■ **Problem details**:
Omitting the pictures, copy exactly each line from the one containing "Generate a Python" up to and including the one containing "import plotly.graph_objects as go".

■ **Listing**:
* * *

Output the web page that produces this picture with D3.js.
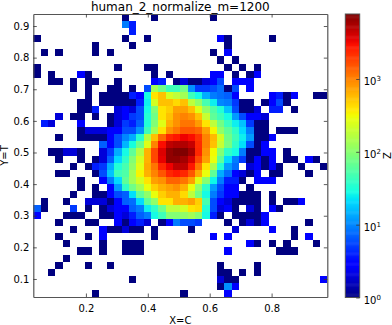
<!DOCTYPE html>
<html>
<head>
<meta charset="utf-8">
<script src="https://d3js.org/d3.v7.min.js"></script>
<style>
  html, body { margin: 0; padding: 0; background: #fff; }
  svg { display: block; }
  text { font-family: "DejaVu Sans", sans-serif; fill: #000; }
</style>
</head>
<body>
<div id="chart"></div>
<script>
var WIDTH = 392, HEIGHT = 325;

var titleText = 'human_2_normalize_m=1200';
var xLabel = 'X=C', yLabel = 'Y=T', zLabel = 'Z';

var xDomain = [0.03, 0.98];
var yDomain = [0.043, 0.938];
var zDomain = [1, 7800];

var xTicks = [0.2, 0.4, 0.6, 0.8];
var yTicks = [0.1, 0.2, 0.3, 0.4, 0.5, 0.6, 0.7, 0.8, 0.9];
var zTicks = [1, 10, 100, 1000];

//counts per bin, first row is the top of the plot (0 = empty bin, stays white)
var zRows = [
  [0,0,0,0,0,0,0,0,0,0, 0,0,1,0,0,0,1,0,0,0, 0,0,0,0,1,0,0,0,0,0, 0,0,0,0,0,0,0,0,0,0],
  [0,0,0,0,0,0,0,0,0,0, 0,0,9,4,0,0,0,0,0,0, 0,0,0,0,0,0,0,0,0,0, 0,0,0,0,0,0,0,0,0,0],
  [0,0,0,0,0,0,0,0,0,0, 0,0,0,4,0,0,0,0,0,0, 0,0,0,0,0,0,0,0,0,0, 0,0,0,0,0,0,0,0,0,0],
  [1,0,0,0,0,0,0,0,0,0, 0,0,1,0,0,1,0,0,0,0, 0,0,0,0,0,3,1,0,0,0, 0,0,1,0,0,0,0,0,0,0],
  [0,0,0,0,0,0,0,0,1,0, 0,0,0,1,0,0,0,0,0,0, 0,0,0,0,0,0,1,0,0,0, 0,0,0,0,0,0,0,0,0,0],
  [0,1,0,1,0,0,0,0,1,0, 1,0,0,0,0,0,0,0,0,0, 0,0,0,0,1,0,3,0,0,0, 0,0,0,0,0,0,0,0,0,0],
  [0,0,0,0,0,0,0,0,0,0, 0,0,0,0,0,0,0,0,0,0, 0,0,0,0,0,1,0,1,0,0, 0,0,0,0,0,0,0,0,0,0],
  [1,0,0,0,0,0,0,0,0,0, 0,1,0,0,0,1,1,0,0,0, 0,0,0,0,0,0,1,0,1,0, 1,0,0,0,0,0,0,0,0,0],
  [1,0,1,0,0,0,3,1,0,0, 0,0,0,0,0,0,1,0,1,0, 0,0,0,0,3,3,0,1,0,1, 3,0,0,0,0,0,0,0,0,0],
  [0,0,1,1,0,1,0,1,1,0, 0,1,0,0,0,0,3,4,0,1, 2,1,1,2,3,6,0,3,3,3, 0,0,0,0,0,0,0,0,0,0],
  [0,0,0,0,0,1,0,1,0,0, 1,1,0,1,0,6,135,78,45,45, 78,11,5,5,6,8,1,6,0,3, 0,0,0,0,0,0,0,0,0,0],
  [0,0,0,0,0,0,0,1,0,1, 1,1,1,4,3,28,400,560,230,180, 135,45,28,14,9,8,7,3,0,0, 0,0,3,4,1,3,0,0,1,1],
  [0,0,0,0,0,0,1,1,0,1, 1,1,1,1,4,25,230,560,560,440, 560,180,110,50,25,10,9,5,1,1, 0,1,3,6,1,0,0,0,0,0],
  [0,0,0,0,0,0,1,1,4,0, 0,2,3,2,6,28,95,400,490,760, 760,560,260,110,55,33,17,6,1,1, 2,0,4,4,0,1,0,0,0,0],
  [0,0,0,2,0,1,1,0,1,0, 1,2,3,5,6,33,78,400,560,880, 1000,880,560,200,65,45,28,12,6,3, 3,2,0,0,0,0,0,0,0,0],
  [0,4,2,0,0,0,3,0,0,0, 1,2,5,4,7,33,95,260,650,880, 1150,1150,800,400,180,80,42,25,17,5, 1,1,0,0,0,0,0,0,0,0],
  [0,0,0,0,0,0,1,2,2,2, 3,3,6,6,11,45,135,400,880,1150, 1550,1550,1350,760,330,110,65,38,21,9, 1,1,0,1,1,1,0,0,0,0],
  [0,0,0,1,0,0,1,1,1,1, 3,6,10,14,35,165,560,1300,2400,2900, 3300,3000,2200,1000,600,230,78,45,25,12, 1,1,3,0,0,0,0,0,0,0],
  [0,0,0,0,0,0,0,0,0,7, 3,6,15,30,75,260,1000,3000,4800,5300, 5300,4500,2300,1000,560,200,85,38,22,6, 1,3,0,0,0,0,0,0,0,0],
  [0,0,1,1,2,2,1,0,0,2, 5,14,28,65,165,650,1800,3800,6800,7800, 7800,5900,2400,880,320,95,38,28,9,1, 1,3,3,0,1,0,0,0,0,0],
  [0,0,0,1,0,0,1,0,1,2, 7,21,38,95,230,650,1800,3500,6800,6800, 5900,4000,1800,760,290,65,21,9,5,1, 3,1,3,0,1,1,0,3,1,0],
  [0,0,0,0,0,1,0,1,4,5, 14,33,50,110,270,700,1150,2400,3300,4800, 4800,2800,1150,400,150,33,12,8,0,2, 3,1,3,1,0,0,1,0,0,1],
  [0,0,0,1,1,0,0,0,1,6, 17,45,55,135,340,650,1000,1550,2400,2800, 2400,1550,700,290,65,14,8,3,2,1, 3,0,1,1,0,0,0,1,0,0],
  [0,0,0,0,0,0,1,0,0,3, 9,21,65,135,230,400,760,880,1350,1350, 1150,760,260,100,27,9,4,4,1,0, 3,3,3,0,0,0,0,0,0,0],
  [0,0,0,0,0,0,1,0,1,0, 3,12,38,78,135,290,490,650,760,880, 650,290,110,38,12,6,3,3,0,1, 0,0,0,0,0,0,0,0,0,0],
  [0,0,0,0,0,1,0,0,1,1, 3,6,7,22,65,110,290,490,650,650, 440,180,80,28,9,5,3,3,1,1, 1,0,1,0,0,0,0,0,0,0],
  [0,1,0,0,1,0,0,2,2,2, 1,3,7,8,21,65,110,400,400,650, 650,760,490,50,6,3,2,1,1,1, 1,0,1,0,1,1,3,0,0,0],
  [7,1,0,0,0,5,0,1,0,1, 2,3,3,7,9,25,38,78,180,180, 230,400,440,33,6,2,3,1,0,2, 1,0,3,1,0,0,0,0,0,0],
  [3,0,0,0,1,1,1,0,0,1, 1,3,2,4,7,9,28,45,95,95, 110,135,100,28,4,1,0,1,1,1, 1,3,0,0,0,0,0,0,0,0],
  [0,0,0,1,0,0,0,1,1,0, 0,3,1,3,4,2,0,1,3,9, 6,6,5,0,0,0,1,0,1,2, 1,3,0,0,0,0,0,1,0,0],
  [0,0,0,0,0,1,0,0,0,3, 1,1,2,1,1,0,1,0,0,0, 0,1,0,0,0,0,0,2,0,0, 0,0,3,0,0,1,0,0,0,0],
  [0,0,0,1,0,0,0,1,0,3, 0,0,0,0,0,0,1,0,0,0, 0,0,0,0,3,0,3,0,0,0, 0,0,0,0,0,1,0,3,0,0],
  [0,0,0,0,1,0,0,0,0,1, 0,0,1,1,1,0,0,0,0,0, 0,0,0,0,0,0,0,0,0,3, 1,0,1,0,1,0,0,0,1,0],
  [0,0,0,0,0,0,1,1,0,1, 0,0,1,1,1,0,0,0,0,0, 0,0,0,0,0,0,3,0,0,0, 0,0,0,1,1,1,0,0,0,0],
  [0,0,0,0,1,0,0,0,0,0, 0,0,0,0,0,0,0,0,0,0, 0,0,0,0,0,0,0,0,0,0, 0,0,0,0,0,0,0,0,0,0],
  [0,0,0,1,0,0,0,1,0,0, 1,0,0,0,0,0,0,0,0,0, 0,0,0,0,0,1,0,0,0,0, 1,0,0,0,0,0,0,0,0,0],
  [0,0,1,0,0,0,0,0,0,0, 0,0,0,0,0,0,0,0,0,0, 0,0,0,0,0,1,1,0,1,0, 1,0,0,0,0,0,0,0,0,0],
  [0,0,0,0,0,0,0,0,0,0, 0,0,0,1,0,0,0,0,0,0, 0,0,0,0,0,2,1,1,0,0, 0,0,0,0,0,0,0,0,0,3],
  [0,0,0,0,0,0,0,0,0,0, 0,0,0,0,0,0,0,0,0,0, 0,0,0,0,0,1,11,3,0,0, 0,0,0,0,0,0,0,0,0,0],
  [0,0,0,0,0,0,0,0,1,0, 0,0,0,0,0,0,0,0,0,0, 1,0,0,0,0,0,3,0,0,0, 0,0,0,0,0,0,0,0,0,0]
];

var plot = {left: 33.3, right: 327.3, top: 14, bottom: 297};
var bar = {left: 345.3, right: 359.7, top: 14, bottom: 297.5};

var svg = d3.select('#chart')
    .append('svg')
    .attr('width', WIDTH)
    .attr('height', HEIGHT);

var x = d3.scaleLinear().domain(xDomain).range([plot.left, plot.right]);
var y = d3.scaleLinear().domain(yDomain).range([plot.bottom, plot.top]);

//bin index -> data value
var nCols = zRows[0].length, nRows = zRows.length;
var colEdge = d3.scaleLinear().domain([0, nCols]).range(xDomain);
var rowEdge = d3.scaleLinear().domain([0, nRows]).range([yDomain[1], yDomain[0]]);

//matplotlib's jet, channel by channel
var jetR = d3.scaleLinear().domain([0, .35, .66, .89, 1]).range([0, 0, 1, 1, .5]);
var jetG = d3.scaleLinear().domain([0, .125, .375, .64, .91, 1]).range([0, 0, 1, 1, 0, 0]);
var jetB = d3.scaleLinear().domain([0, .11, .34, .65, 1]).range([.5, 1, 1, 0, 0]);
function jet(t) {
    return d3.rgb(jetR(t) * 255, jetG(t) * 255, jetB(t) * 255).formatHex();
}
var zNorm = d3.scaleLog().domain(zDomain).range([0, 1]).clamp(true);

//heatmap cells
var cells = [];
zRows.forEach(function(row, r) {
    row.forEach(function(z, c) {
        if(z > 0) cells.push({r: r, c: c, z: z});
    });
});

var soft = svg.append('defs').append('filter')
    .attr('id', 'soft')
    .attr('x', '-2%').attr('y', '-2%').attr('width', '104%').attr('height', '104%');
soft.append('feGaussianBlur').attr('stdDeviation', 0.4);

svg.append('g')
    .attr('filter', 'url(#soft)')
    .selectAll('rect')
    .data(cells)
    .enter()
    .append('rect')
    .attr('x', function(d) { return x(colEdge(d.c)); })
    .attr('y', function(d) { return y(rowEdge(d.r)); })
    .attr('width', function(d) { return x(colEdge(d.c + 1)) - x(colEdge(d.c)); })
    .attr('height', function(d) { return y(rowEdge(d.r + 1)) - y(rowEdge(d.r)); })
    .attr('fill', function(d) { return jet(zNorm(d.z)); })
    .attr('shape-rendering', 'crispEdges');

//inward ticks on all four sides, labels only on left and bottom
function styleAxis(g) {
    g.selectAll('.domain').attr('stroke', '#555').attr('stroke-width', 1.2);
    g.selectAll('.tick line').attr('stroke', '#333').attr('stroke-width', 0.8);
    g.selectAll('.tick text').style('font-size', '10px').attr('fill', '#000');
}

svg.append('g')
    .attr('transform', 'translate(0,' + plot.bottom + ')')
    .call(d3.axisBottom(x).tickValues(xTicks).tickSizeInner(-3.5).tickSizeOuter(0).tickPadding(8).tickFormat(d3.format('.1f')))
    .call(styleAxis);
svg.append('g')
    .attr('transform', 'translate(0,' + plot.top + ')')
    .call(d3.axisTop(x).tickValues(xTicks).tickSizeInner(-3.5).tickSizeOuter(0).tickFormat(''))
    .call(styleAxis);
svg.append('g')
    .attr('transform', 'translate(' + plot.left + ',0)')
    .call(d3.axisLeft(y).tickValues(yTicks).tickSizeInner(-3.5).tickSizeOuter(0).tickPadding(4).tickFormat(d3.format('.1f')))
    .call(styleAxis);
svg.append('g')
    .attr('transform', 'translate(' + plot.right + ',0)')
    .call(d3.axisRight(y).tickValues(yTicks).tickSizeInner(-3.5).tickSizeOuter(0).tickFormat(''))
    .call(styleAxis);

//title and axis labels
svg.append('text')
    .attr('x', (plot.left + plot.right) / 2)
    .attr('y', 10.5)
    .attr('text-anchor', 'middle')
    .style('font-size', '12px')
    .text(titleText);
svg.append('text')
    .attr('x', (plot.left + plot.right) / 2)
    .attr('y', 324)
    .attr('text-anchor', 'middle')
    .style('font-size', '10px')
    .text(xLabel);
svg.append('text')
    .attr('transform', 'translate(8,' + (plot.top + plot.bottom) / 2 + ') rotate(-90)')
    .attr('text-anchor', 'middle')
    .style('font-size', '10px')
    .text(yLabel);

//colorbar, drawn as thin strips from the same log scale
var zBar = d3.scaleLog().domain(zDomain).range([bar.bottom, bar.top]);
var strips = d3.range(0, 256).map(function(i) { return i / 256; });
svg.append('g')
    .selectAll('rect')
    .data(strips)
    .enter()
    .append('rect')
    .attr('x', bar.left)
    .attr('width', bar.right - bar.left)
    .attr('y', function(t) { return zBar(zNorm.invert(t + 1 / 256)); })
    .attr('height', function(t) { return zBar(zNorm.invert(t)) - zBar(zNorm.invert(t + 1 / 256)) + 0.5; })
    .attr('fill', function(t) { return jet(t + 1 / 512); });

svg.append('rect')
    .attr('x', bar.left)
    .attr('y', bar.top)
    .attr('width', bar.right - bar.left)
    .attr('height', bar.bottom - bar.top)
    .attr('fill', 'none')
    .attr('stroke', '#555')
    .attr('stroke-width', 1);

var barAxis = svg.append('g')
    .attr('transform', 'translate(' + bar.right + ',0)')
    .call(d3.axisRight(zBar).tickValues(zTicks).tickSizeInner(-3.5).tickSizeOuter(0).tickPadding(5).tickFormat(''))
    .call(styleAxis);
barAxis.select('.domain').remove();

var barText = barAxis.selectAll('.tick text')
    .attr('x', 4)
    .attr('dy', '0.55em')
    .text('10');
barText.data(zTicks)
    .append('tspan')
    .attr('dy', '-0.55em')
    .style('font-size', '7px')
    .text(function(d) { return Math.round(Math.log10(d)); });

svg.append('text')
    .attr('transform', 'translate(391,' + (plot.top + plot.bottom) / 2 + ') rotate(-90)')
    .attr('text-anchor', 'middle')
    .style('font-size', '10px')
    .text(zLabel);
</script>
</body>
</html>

* * *

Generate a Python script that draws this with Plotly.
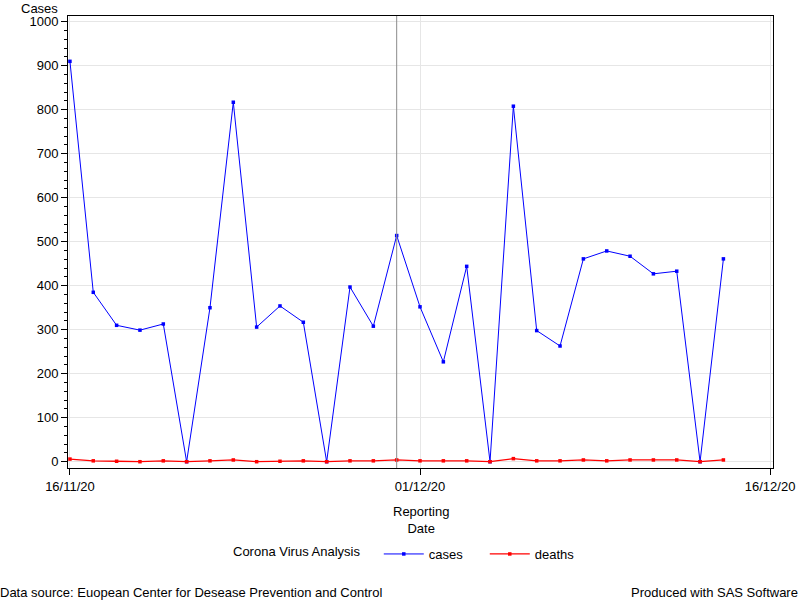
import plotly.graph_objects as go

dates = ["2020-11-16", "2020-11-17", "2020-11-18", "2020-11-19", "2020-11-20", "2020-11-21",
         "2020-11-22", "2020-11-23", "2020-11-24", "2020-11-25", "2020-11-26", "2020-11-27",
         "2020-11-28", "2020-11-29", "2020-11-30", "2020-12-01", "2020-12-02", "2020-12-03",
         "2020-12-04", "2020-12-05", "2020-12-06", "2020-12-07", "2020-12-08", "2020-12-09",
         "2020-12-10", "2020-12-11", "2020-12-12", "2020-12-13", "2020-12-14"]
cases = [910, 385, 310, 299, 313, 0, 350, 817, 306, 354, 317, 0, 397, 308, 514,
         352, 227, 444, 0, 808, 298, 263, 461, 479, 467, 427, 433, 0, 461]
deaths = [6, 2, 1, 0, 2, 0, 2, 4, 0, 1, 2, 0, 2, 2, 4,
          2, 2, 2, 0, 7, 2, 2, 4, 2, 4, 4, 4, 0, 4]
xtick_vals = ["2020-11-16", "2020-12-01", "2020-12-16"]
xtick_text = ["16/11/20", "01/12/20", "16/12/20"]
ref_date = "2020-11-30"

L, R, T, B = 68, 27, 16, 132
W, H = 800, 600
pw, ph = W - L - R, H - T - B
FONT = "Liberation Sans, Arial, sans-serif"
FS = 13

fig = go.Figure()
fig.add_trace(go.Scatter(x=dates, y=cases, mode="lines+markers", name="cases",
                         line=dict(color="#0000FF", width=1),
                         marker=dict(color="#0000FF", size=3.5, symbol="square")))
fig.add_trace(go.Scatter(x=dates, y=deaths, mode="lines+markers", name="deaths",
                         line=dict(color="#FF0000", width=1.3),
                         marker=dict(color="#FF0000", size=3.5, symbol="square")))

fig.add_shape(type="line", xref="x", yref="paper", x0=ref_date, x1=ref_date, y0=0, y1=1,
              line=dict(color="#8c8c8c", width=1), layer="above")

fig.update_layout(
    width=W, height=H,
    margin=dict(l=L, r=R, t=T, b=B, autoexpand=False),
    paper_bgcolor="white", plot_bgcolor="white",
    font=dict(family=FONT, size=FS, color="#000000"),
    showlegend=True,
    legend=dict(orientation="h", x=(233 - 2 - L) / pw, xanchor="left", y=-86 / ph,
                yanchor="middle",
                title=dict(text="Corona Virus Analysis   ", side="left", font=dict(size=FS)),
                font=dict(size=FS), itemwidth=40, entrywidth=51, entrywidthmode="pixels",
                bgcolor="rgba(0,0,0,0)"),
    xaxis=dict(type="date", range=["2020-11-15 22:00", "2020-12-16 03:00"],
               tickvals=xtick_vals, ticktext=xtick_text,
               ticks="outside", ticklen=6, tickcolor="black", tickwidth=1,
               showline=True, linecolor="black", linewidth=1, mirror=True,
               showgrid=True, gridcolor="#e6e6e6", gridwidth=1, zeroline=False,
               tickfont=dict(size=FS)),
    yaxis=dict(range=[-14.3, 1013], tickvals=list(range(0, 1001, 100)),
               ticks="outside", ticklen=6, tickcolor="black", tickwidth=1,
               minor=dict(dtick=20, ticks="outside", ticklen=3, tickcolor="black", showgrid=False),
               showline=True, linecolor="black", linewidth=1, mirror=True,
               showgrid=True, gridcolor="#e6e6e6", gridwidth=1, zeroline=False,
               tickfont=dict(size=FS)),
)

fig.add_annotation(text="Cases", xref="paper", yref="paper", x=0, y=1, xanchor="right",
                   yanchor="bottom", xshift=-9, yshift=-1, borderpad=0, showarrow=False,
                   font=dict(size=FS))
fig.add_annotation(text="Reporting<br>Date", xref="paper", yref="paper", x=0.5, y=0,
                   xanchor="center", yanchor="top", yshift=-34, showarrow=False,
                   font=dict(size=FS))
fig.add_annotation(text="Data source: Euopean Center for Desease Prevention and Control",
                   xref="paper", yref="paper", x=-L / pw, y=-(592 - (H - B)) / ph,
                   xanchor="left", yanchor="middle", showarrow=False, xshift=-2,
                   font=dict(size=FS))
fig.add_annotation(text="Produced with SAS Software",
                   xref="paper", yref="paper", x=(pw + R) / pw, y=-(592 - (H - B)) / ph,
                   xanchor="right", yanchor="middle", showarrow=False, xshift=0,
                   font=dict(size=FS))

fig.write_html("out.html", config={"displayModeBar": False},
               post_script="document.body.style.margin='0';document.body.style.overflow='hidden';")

* * *

■ **Written answer**:
Generate a Python script that draws this with Plotly.
import plotly.graph_objects as go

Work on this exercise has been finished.